The government is monitoring signs of price gouging because many have raised prices despite declining global prices.

Mr. Marcos noted that with oil prices stabilizing, the government sees no immediate need to roll out additional fuel subsidies for sectors such as transport, fisheries and agriculture.

He added that assistance in the form of subsidies would only be considered if fuel prices spike again.

“The price of oil has not gone up,” he said in response to transport groups’ call for increased aid. “It went up for one day, then it came back down.”

While assistance programs remained in place, the government said more aid would depend on actual price movements and not short-lived fluctuations.

‘BIGGER DEAL’Oil companies in the Philippines must keep a minimum 30-day fuel inventory to help stabilize local supply.

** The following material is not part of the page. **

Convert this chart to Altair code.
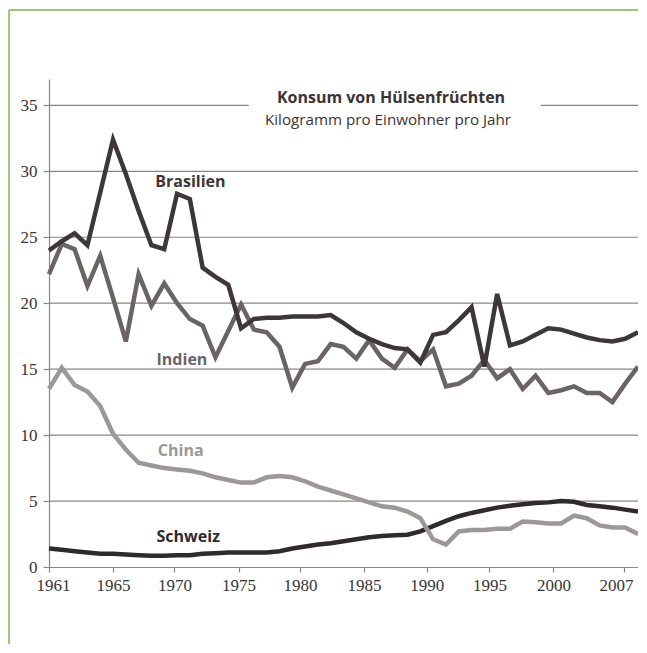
import altair as alt
import pandas as pd

years = list(range(1961, 2008))

brasilien = [24.0, 24.7, 25.3, 24.4, 28.4, 32.4, 29.8, 27.0, 24.4, 24.1,
             28.3, 27.9, 22.7, 22.0, 21.4, 18.1, 18.8, 18.9, 18.9, 19.0,
             19.0, 19.0, 19.1, 18.5, 17.8, 17.3, 16.9, 16.6, 16.5, 15.5,
             17.6, 17.8, 18.7, 19.7, 15.2, 20.7, 16.8, 17.1, 17.6, 18.1,
             18.0, 17.7, 17.4, 17.2, 17.1, 17.3, 17.8]

indien = [22.2, 24.5, 24.1, 21.3, 23.6, 20.4, 17.1, 22.2, 19.8, 21.5,
          20.0, 18.8, 18.3, 15.9, 17.9, 19.9, 18.0, 17.8, 16.7, 13.6,
          15.4, 15.6, 16.9, 16.7, 15.8, 17.2, 15.8, 15.1, 16.5, 15.6,
          16.5, 13.7, 13.9, 14.5, 15.7, 14.3, 15.0, 13.5, 14.5, 13.2,
          13.4, 13.7, 13.2, 13.2, 12.5, 13.9, 15.2]

china = [13.5, 15.1, 13.8, 13.3, 12.2, 10.1, 8.9, 7.9, 7.7, 7.5,
         7.4, 7.3, 7.1, 6.8, 6.6, 6.4, 6.4, 6.8, 6.9, 6.8,
         6.5, 6.1, 5.8, 5.5, 5.2, 4.9, 4.6, 4.5, 4.2, 3.7,
         2.1, 1.7, 2.7, 2.8, 2.8, 2.9, 2.9, 3.45, 3.4, 3.3,
         3.3, 3.9, 3.7, 3.15, 3.0, 3.0, 2.5]

schweiz = [1.4, 1.3, 1.2, 1.1, 1.0, 1.0, 0.95, 0.9, 0.85, 0.85,
           0.9, 0.9, 1.0, 1.05, 1.1, 1.1, 1.1, 1.1, 1.2, 1.4,
           1.55, 1.7, 1.8, 1.95, 2.1, 2.25, 2.35, 2.4, 2.45, 2.7,
           3.1, 3.5, 3.85, 4.1, 4.3, 4.5, 4.65, 4.75, 4.85, 4.9,
           5.0, 4.95, 4.7, 4.6, 4.5, 4.35, 4.2]

series_names = ["Schweiz", "China", "Indien", "Brasilien"]
series_values = [schweiz, china, indien, brasilien]
series_colors = ["#302a2a", "#9c9896", "#6a6463", "#3d3737"]

label_years = [1969.4, 1969.5, 1969.4, 1969.3]
label_values = [2.3, 8.8, 15.7, 29.2]

tick_pos = [1961, 1966, 1970.8, 1975.8, 1980.6, 1985.6, 1990.5, 1995.4, 2000.4, 2005.9]
tick_labels = ["1961", "1965", "1970", "1975", "1980", "1985", "1990", "1995", "2000", "2007"]
y_ticks = [0, 5, 10, 15, 20, 25, 30, 35]

grid_y = [5, 10, 15, 20, 25, 30, 35, 35]
grid_x1 = [1961, 1961, 1961, 1961, 1961, 1961, 1961, 1999.4]
grid_x2 = [2007, 2007, 2007, 2007, 2007, 2007, 1976.6, 2007]

title_text = "Konsum von Hülsenfrüchten"
subtitle_text = "Kilogramm pro Einwohner pro Jahr"

FONT = "Open Sans"
NUM_FONT = "Liberation Sans Narrow"
TEXT = "#3a3434"
GRID = "#8c8580"
FRAME = "#9dc77a"

xs = alt.Scale(domain=[1961, 2007], nice=False, zero=False)
ys = alt.Scale(domain=[0, 37], nice=False)

label_expr = "[" + ",".join("'%s'" % t for t in tick_labels) + "][indexof([" + \
    ",".join(str(p) for p in tick_pos) + "], datum.value)]"

x_axis = alt.Axis(values=tick_pos, labelExpr=label_expr, title=None, grid=False,
                  tickSize=5, tickColor=GRID, domainColor=GRID, domainWidth=1.2,
                  tickWidth=1.2, labelFont=NUM_FONT, labelFontSize=17,
                  labelColor=TEXT, labelPadding=5, labelFlush=False,
                  labelOverlap=False,
                  labelOffset={"condition": [
                      {"test": "datum.value == %s" % tick_pos[0], "value": 4},
                      {"test": "datum.value == %s" % tick_pos[-1], "value": -8}],
                      "value": 0})
y_axis = alt.Axis(values=y_ticks, title=None, grid=False, tickSize=6,
                  tickColor=GRID, domainColor=GRID, domainWidth=1.2, tickWidth=1.2,
                  labelFont=NUM_FONT, labelFontSize=17, labelColor=TEXT,
                  labelPadding=6)

one = pd.DataFrame({"a": [0]})

frame_top = alt.Chart(one).mark_rule(color=FRAME, strokeWidth=2).encode(
    x=alt.value(-40), x2=alt.value(600), y=alt.value(-69))
frame_left = alt.Chart(one).mark_rule(color=FRAME, strokeWidth=2).encode(
    x=alt.value(-40), y=alt.value(-69), y2=alt.value(570))

grid_df = pd.DataFrame({"y": grid_y, "x1": grid_x1, "x2": grid_x2})
grid = alt.Chart(grid_df).mark_rule(color=GRID, strokeWidth=1.2).encode(
    x=alt.X("x1:Q", scale=xs, axis=x_axis),
    x2="x2:Q",
    y=alt.Y("y:Q", scale=ys, axis=y_axis),
)

layers = [frame_top, frame_left, grid]
for name, vals, col in zip(series_names, series_values, series_colors):
    d = pd.DataFrame({"Jahr": years, "Wert": vals})
    layers.append(
        alt.Chart(d).mark_line(color=col, strokeWidth=4.5, strokeJoin="miter").encode(
            x=alt.X("Jahr:Q", scale=xs, axis=x_axis),
            y=alt.Y("Wert:Q", scale=ys, axis=y_axis),
        )
    )

lab_df = pd.DataFrame({"name": series_names, "x": label_years, "y": label_values,
                       "c": series_colors})
labels = alt.Chart(lab_df).mark_text(align="left", baseline="middle", font=FONT,
                                     fontSize=16, fontWeight="bold").encode(
    x=alt.X("x:Q", scale=xs, axis=x_axis),
    y=alt.Y("y:Q", scale=ys, axis=y_axis),
    text="name:N",
    color=alt.Color("c:N", scale=None),
)
layers.append(labels)

t1 = alt.Chart(pd.DataFrame({"t": [title_text]})).mark_text(
    font=FONT, fontSize=16, fontWeight="bold", color=TEXT, align="center",
    baseline="alphabetic").encode(x=alt.value(342), y=alt.value(24), text="t:N")
t2 = alt.Chart(pd.DataFrame({"t": [subtitle_text]})).mark_text(
    font=FONT, fontSize=15.2, color=TEXT, align="center",
    baseline="alphabetic").encode(x=alt.value(339), y=alt.value(46), text="t:N")
layers += [t1, t2]

chart = alt.layer(*layers).properties(
    width=589, height=488,
    autosize=alt.AutoSizeParams(type="none"),
    padding={"left": 41, "top": 71, "right": 0, "bottom": 77},
    background="white",
).configure_view(stroke=None)

chart.save("out.html", embed_options={"renderer": "svg", "actions": False})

Should global crude prices breach the $80 per barrel threshold, fuel subsidies for public transport drivers and fisherfolk will be automatically triggered.

Local fuel retailers implemented the first tranche of the oil price increase on Tuesday, while some are implementing the second tranche either on Thursday or Friday.

The total price increase for the week is P3.50 per liter for gasoline, P5.20 for diesel and P4.80 for kerosene.

The Energy department and economic managers are expected to continue monitoring global oil market developments for any signs of renewed volatility.

Reinielle Matt M. Erece, an economist at Oikonomia Advisory and Research, Inc., said the Israel-Iran war is a bigger deal than past wars that involved oil-producing countries, such as the Russia-Ukraine war.

“The Middle East is the major source of the [Philippines’] oil,” he said in a Viber chat. “Although any war involving oil-exporting countries will cause global supply disruptions, the conflict in the Middle East has more direct impacts on our oil supply.”

He said the ceasefire brokered by US President Donald J. Trump is “great news” for the economy and was the key factor behind Mr. Marcos’ assessment that the conflict would have minimal impact on the Philippine economy.

“In the long term, constant geopolitical instability calls [for] the need to diversify trade partners and supply chains, especially for critical goods such as oil,” he added.

Israel launched a surprise attack on Iran early this month, targeting key nuclear and ballistic missile facilities as well as senior military leaders. Washington joined the campaign on Sunday, targeting key nuclear sites in Iran.

Jose Enrique “Sonny” A. Africa, executive director at think tank IBON Foundation, called the government’s assessment “misleading” especially with the rising uncertainty and US involvement in the war.

“That kind of dismissiveness is telling of the lack of strategic thinking about the economy’s basic overdependence on imported energy,” he said via Viber. “The lack of long-term policy action is why these and other similar vulnerabilities will continue.”